There are seasons where the fight goes on longer than you thought it would. You believed you could hold yourself together. You believed you could endure. You believed you had enough strength. Then the hours turn into days and the days into months, and you feel yourself slipping. Your arms get tired. Your resolve weakens. Your heart sinks. Exodus 17 shows us a moment exactly like this. It teaches us that God never intended His people to fight alone. He gives us community not as an optional extra but as a way that His strength reaches us when our own strength runs out.
Exodus 17:8–16 (ESV)
Then Amalek came and fought with Israel at Rephidim. So Moses said to Joshua, Choose for us men, and go out and fight with Amalek. Tomorrow I will stand on the top of the hill with the staff of God in my hand. So Joshua did as Moses told him, and fought with Amalek, while Moses, Aaron, and Hur went up to the top of the hill. Whenever Moses held up his hand, Israel prevailed, and whenever he lowered his hand, Amalek prevailed. But Moses hands grew weary, so they took a stone and put it under him, and he sat on it, while Aaron and Hur held up his hands, one on one side, and the other on the other side. So his hands were steady until the going down of the sun. And Joshua overwhelmed Amalek and his people with the sword.
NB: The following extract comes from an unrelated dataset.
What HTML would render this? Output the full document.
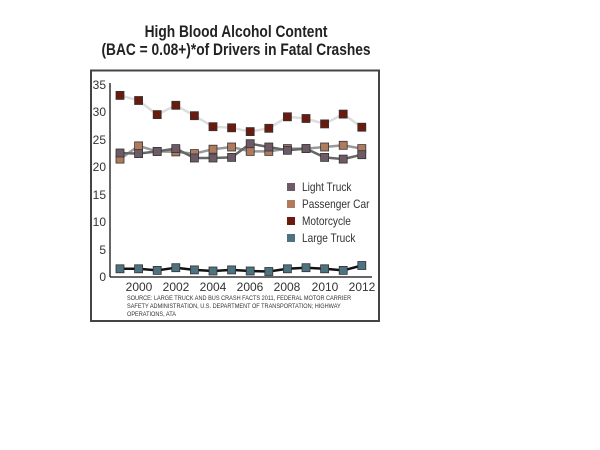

Then the Lord said to Moses, Write this as a memorial in a book and recite it in the ears of Joshua, that I will utterly blot out the memory of Amalek from under heaven. And Moses built an altar and called the name of it, The Lord is my banner, saying, A hand upon the throne of the Lord. The Lord will have war with Amalek from generation to generation.
This is the first battle Israel faces after leaving Egypt. They have not trained as soldiers. They do not know how to fight. They have no military experience. Yet Amalek attacks them. The wilderness is not empty. It is full of real dangers. And here Israel learns that God does not merely save them from something. He saves them into a life where trust is needed at every turn.
Moses sends Joshua to lead the battle while he goes to the top of the hill with the staff of God in his hand. The staff is the sign of God’s power. It struck the Nile. It parted the sea. It symbolises the God who fights for His people. And as long as Moses holds up his hand, Israel prevails. But when his hand sinks, Amalek begins to win. The point is not that Moses is doing magic. The point is that Israel wins only as they depend on God. The raised hands are a posture of dependence.
But Moses gets tired. His arms grow heavy. He cannot hold them up forever. And this is where the beauty of this passage shines. Aaron and Hur come beside him. They put a stone under him so he can sit. Then they hold up his hands, one on each side. Together they keep his arms steady until sunset. And because of this, Israel wins the battle.
There is something deeply human here. Even the strongest servants of God grow tired. Even faithful leaders become weary. Even people of great faith reach their limits. God never designed you to hold your arms up forever on your own. He gives brothers and sisters to hold you up when you can no longer hold yourself up.
Some battles in life are not won by individual strength. They are won by community dependence. They are won when others pray for you, when others lift you up, when others carry you through. God uses the hands of your friends to steady your own. And this is not weakness. This is faith lived out in community. God designed His people to hold one another up.
After the victory the Lord tells Moses to write it down. Israel must remember that their triumph came from the Lord. Moses builds an altar and calls it The Lord is my banner. A banner was the rallying point in battle. The standard under which an army marched. Moses is saying that God Himself is the one under whom they fight and through whom they prevail. Their strength does not come from their swords or their numbers or their bravery. It comes from the presence of God in their midst.
This story also foreshadows something greater. One day another man would stand on a hill with His hands outstretched. Not in fatigue but in willing sacrifice. And in that moment the true victory would be won. Not against Amalek but against sin and death. Jesus is the one who holds His arms out so that victory might come to His people. He is the one who fights for us when we cannot fight for ourselves.
So this passage puts a question to your heart. Where are your arms tired. Where have you reached the end of your endurance. Who has God placed beside you to hold you up. And perhaps even more importantly, whose arms are you meant to hold up. The Christian life is not a solo battle. It is a shared one. And God meets His people in their weakness through the hands of those He has placed around them.
Prayer
Father, help us to recognise our need for one another. Strengthen us when our arms grow tired. Surround us with people who will hold us up in faith and help us to hold up others in their weakness. Teach us to depend on you in the battles we face. Remind us that you are our banner and that victory belongs to you alone. Lead us to trust in the one who stretched out His hands for our salvation. In Jesus name, Amen.